**Problem**
Write out the listing, please, but only from its first line through the line containing "const chart = echarts.init(document.getElementById('chart'));", exactly as given and without pictures.

**Data supplied**
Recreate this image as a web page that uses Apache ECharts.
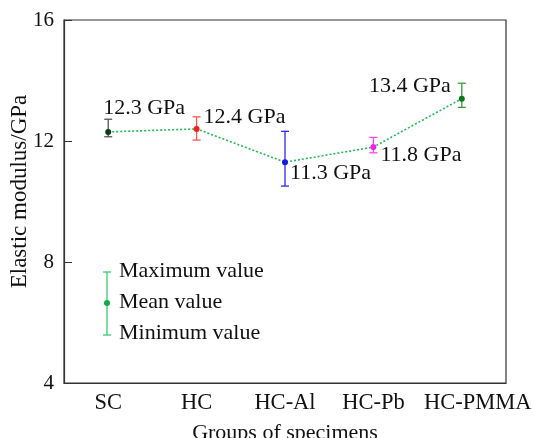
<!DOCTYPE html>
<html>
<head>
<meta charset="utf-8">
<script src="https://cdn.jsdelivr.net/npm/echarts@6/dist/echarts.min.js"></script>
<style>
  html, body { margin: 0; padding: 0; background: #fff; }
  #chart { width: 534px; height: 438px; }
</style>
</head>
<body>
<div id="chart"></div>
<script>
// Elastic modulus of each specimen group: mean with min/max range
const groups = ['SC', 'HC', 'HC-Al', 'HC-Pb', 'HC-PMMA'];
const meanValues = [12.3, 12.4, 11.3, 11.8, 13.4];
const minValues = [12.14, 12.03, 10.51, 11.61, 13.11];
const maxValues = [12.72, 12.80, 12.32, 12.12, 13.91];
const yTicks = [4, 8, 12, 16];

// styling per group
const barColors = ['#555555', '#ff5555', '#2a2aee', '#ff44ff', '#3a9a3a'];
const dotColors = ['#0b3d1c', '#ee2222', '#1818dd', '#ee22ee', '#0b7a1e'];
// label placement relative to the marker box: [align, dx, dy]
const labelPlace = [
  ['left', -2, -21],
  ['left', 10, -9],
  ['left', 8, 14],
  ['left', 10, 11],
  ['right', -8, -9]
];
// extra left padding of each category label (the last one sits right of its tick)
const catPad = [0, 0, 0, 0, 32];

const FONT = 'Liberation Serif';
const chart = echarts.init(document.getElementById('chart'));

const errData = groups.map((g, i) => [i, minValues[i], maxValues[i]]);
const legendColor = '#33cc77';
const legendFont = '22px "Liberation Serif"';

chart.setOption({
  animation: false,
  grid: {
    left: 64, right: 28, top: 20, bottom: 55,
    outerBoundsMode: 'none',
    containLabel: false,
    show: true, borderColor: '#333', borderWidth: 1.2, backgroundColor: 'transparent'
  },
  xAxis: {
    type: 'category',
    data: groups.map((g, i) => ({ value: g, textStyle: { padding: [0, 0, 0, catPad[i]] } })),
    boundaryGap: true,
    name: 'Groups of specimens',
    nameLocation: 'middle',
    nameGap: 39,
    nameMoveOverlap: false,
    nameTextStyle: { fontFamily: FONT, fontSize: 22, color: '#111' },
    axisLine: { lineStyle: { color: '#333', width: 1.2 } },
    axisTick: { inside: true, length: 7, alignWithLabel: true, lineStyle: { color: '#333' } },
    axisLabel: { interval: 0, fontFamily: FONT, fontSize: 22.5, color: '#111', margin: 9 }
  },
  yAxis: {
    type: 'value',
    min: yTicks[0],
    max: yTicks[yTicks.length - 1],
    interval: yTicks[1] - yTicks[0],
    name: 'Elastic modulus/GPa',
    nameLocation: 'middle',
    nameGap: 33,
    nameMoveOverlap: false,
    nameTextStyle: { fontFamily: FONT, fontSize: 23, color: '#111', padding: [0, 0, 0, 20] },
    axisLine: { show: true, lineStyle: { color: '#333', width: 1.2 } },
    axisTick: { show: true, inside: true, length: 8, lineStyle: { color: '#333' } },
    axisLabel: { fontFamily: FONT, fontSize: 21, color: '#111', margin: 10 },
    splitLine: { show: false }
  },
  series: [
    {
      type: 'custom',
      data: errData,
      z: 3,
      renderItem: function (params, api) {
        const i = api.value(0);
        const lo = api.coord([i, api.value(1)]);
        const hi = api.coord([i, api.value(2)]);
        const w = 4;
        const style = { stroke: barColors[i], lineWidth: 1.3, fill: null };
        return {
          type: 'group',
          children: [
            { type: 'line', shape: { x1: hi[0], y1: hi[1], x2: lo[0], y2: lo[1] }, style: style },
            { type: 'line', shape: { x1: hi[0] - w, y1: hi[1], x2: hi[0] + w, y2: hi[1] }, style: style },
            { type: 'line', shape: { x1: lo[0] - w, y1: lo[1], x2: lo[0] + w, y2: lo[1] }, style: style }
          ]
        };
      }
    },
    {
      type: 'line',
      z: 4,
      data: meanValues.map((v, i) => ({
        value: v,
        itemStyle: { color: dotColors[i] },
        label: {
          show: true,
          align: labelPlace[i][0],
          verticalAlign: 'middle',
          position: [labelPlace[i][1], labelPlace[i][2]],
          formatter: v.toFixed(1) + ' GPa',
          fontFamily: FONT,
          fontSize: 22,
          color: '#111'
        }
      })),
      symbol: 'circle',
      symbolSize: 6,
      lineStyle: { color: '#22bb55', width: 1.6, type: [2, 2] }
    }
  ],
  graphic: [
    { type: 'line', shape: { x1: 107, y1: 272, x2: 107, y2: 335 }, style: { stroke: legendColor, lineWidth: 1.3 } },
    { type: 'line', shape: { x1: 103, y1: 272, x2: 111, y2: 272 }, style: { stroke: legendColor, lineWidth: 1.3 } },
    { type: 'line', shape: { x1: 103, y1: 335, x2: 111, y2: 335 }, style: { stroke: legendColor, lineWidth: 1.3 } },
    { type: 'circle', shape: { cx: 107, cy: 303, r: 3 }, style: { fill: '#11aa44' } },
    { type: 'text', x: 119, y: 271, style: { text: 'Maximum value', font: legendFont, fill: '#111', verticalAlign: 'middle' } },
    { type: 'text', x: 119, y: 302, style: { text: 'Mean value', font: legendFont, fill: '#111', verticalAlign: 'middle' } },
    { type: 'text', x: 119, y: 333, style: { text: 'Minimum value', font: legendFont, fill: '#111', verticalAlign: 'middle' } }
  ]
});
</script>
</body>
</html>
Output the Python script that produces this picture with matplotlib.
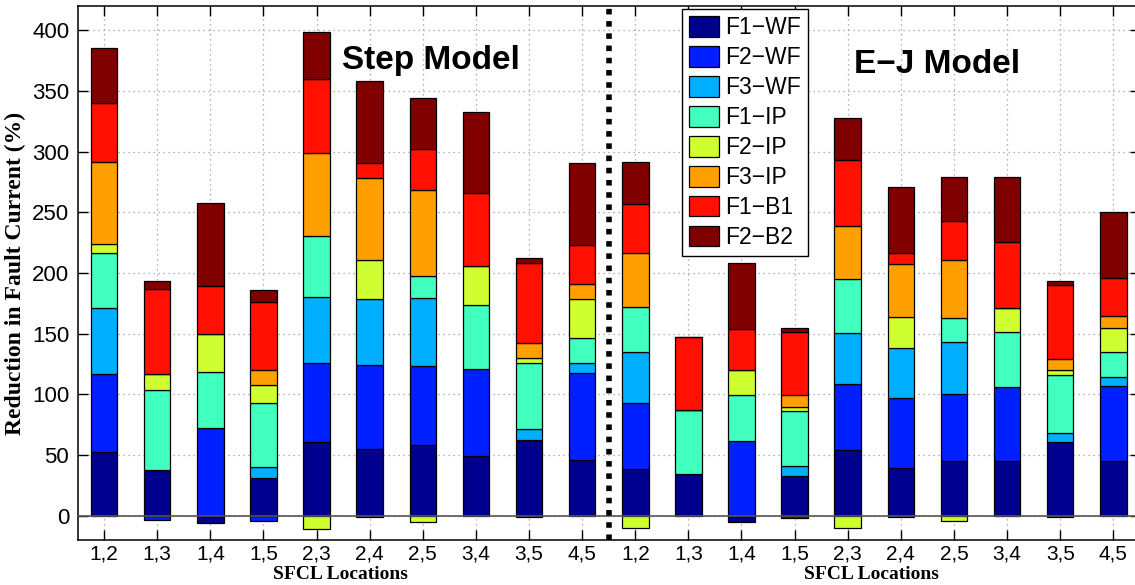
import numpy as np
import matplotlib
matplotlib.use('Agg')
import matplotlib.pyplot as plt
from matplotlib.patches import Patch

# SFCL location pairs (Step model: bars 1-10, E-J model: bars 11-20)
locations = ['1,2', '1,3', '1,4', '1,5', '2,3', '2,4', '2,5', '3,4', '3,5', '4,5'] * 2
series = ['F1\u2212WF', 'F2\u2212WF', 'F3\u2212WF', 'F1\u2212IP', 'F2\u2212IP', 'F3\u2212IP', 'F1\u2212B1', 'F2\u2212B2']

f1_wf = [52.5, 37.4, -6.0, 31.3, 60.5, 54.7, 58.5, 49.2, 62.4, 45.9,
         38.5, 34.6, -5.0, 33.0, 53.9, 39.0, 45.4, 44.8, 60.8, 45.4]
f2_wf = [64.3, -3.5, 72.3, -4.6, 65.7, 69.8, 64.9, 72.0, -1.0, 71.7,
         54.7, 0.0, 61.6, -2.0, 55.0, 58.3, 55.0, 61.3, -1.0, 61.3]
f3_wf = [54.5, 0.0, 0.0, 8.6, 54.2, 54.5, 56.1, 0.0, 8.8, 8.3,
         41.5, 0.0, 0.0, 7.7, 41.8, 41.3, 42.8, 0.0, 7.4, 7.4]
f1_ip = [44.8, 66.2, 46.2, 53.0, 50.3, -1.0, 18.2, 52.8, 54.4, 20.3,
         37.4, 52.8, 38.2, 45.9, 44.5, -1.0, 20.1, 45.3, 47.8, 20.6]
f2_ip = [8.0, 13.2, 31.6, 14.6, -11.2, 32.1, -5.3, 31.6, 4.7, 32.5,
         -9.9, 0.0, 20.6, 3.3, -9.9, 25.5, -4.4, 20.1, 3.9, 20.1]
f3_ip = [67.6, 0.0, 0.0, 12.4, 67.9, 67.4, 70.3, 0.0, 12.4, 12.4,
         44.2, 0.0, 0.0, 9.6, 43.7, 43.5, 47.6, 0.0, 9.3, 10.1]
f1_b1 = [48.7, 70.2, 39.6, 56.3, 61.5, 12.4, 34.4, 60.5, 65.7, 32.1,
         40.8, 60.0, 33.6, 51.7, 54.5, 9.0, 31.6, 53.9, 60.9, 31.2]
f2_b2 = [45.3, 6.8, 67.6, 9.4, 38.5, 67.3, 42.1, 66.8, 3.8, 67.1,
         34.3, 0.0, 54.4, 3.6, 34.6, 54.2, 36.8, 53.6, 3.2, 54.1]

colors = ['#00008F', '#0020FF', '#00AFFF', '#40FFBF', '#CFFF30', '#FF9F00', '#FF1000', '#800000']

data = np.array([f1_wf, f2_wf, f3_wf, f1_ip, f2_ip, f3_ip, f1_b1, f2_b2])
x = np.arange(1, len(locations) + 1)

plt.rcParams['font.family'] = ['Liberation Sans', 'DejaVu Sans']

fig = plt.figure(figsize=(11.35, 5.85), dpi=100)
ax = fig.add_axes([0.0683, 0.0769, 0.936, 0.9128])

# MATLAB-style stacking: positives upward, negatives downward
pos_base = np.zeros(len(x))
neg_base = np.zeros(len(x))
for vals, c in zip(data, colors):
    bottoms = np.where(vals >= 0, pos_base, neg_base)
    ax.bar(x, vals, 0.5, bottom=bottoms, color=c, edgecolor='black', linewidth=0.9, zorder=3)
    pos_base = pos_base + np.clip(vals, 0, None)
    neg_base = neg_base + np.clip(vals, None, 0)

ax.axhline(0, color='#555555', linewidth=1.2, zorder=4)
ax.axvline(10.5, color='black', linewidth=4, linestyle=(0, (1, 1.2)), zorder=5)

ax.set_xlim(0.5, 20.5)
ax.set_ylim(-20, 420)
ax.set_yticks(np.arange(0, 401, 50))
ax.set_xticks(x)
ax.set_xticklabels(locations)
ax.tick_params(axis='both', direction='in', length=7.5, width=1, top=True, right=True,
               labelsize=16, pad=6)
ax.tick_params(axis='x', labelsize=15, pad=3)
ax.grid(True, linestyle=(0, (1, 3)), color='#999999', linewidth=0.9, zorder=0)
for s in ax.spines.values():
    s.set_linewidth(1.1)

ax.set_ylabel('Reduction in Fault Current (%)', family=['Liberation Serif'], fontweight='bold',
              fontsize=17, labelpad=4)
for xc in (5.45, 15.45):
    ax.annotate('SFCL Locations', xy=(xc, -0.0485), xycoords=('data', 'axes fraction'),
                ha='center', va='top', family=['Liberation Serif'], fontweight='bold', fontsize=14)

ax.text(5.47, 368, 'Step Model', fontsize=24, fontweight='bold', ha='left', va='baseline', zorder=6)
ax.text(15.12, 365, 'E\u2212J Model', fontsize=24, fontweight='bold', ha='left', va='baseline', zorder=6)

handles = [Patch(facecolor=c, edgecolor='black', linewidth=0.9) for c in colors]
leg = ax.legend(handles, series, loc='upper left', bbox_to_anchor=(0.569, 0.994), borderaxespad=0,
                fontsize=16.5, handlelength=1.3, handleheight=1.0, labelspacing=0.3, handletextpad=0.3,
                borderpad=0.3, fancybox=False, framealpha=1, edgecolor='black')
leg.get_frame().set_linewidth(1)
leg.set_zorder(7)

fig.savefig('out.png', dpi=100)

**Result of this exercise**
Recreate this image as a web page that uses Apache ECharts.
<!DOCTYPE html>
<html>
<head>
<meta charset="utf-8">
<script src="https://cdn.jsdelivr.net/npm/echarts@6/dist/echarts.min.js"></script>
<style>
  html, body { margin: 0; padding: 0; background: #fff; }
  #chart { width: 534px; height: 438px; }
</style>
</head>
<body>
<div id="chart"></div>
<script>
// Elastic modulus of each specimen group: mean with min/max range
const groups = ['SC', 'HC', 'HC-Al', 'HC-Pb', 'HC-PMMA'];
const meanValues = [12.3, 12.4, 11.3, 11.8, 13.4];
const minValues = [12.14, 12.03, 10.51, 11.61, 13.11];
const maxValues = [12.72, 12.80, 12.32, 12.12, 13.91];
const yTicks = [4, 8, 12, 16];

// styling per group
const barColors = ['#555555', '#ff5555', '#2a2aee', '#ff44ff', '#3a9a3a'];
const dotColors = ['#0b3d1c', '#ee2222', '#1818dd', '#ee22ee', '#0b7a1e'];
// label placement relative to the marker box: [align, dx, dy]
const labelPlace = [
  ['left', -2, -21],
  ['left', 10, -9],
  ['left', 8, 14],
  ['left', 10, 11],
  ['right', -8, -9]
];
// extra left padding of each category label (the last one sits right of its tick)
const catPad = [0, 0, 0, 0, 32];

const FONT = 'Liberation Serif';
const chart = echarts.init(document.getElementById('chart'));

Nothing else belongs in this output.